The legal case upon which this effort must stand is especially weak. More than two decades of court examination, court appeals and court rulings underscore this unmitigated fact.

Palestinian flags fluttering above its shacks to the contrary notwithstanding, Khan al-Ahmar stands smack in the middle of an area clearly prohibited by  law for settlement by Bedouins, Palestinians, Europeans or anyone other than its Israeli citizen owners.

That the International Criminal Court has seen fit to involve itself  in this  matter is both a shock and no surprise.

Already well into a “preliminary examination” of  PA allegations of “war crimes” by Israeli political and military leaders, the ICC, as viewed by Alan Baker, director of the Jerusalem Center for Public Affairs International Law Program, appears to have been adopted by the Palestinians as “their own ‘in-house’ Israel-bashing tribunal.”

Dancing around a prohibition against any action that might reflect on her position as an international official, ICC prosecutor Fatou Bensouda  has plunged headlong into a “preliminary” public spanking of Israel over the proposed  evacuation of Khan al-Ahmar as a possible “war crime” under the ICC’s Rome Statute.

First in the order of  inanities, it has yet to be established that the PA has any standing in this dispute  since, as Baker points out,  “the ICC Statute is open to states only and the legal and politically flawed Palestinian claims to statehood have yet to be considered judicially.”

Secondly, the Rome Statute  argues against the ICC taking action on a complaint if the courts at the national level have dealt with the case.

Israel has been dealing with Khan al-Ahmar for more than two decades. Its High Court of Justice has given the government the power and authority to humanely solve the problem.
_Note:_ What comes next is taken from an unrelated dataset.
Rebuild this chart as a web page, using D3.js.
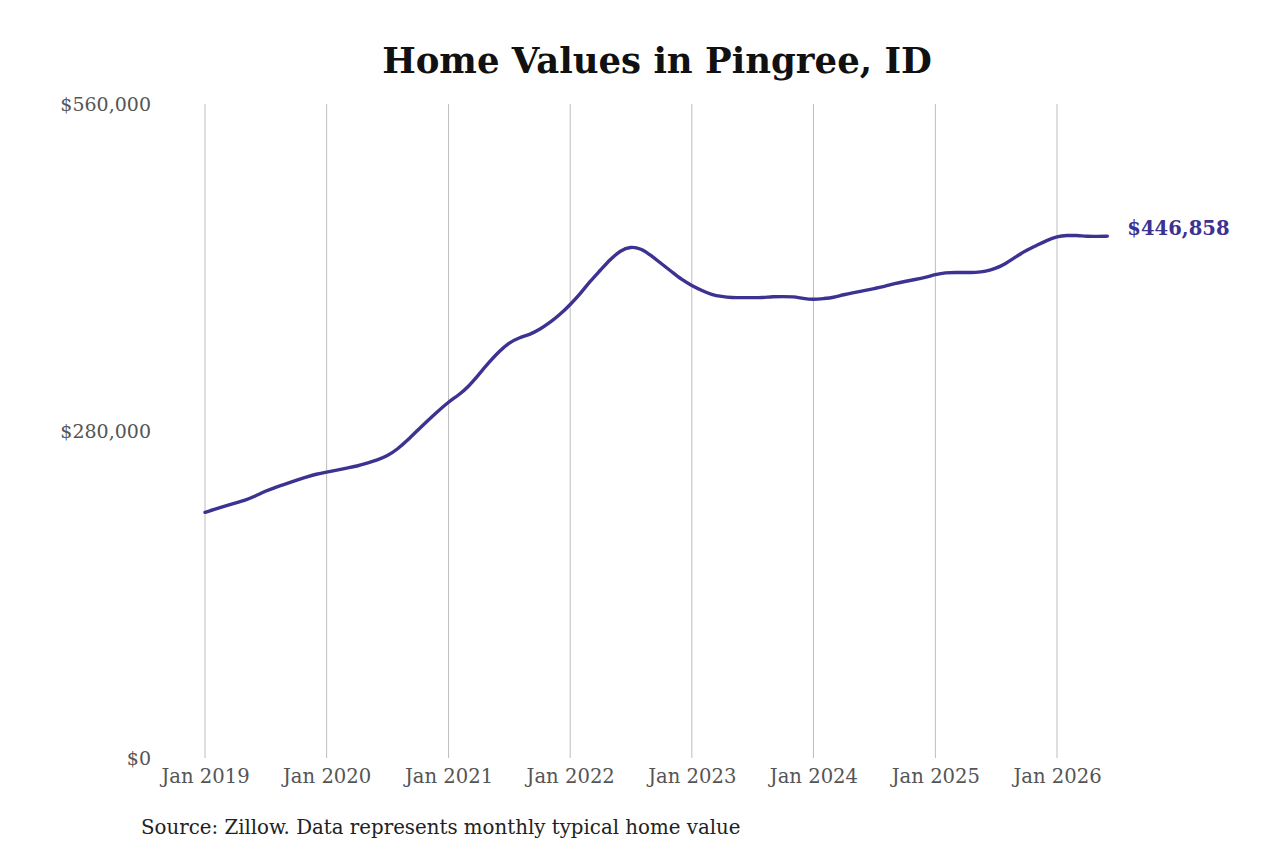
<!DOCTYPE html>
<html><head><meta charset="utf-8">
<script src="https://cdn.jsdelivr.net/npm/d3@7"></script>
<style>body{margin:0;background:#fff;} svg{display:block;}</style>
</head><body>
<svg id="chart" width="1280" height="853"></svg>
<script>
const startDate = "2019-01-01";
const values = [
 210400,213000,215600,218200,220700,224200,228500,231900,234500,237900,240500,243100,
 244800,246500,248200,249900,252500,255100,258500,264500,272300,280900,289400,297200,
 304900,310900,317800,328100,338400,347900,355600,359900,362500,366800,372800,379600,
 388200,397700,408000,417400,426900,434600,438000,436300,430300,423400,416600,409700,
 404500,400200,396800,395100,394200,394200,394200,394200,395100,395100,395100,393400,
 392500,393400,394200,396800,398500,400200,402000,403700,406300,408000,409700,411400,
 414000,415700,415700,415700,415700,416600,419100,423400,429500,434600,438900,443200,
 446600,447500,447500,446600,446600,446858
];
const yTicks = [0, 280000, 560000];
const xTickYears = [2019,2020,2021,2022,2023,2024,2025,2026];
const title = "Home Values in Pingree, ID";
const source = "Source: Zillow. Data represents monthly typical home value";

const parse = d3.timeParse("%Y-%m-%d");
const start = parse(startDate);
const data = values.map((v,i)=>({date:d3.timeMonth.offset(start,i), value:v}));

const svg = d3.select("#chart");
const font = "'DejaVu Serif', serif";
const x = d3.scaleTime().domain([new Date(2019,0,1), new Date(2026,0,1)]).range([205,1057]);
const y = d3.scaleLinear().domain([0,560000]).range([758,104]);

svg.append("text").attr("x",657).attr("y",73).attr("text-anchor","middle")
  .attr("font-family",font).attr("font-weight","bold").attr("font-size",35.5).attr("fill","#111").text(title);

const xTicks = xTickYears.map(yr=>new Date(yr,0,1));
svg.append("g").selectAll("line").data(xTicks).join("line")
  .attr("x1",d=>x(d)).attr("x2",d=>x(d)).attr("y1",104).attr("y2",758)
  .attr("stroke","#bdbdbd").attr("stroke-width",1);

const xAxis = d3.axisBottom(x).tickValues(xTicks).tickFormat(d3.timeFormat("Jan %Y")).tickSize(0).tickPadding(0);
const gx = svg.append("g").attr("transform","translate(0,769)").call(xAxis);
gx.select(".domain").remove();
gx.selectAll("text").attr("font-family",font).attr("font-size",19.6).attr("fill","#555").attr("dy","0.71em");

const yAxis = d3.axisLeft(y).tickValues(yTicks).tickFormat(d=>"$"+d3.format(",")(d)).tickSize(0).tickPadding(0);
const gy = svg.append("g").attr("transform","translate(151,0)").call(yAxis);
gy.select(".domain").remove();
gy.selectAll("text").attr("font-family",font).attr("font-size",19).attr("fill","#555").attr("dy","0.36em");

const line = d3.line().x(d=>x(d.date)).y(d=>y(d.value)).curve(d3.curveBasis);
svg.append("path").datum(data).attr("d",line).attr("fill","none")
  .attr("stroke","#3b3291").attr("stroke-width",3.4).attr("stroke-linejoin","round").attr("stroke-linecap","round");

const last = data[data.length-1];
svg.append("text").attr("x",x(last.date)+20).attr("y",y(last.value)-8).attr("dy","0.35em")
  .attr("font-family",font).attr("font-weight","bold").attr("font-size",19.6).attr("fill","#3b3291")
  .text("$"+d3.format(",")(last.value));

svg.append("text").attr("x",141).attr("y",834).attr("font-family",font).attr("font-size",19.8).attr("fill","#222").text(source);
</script>
</body></html>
“As to those who would question the integrity of Israel’s judiciary,”  Liberman asserted, “this is the same court that is so broadly praised when it comes to relocating Jewish residents from their homes.”

“Absurd, to say the least,” the  Defense Minister adds, “is the notion that moving a small group of people  within a several kilometer radius will somehow stand in the way of resolving the “complex” Israeli-Palestinian impasse.

“Does Israel need to heed such grandstanding?  Do the people [of Khan al Ahmar] need to pay with their health and lives for it? Not on my watch.”

Liberman has exited the building. It is to be wished that his successor will take as firm a stand.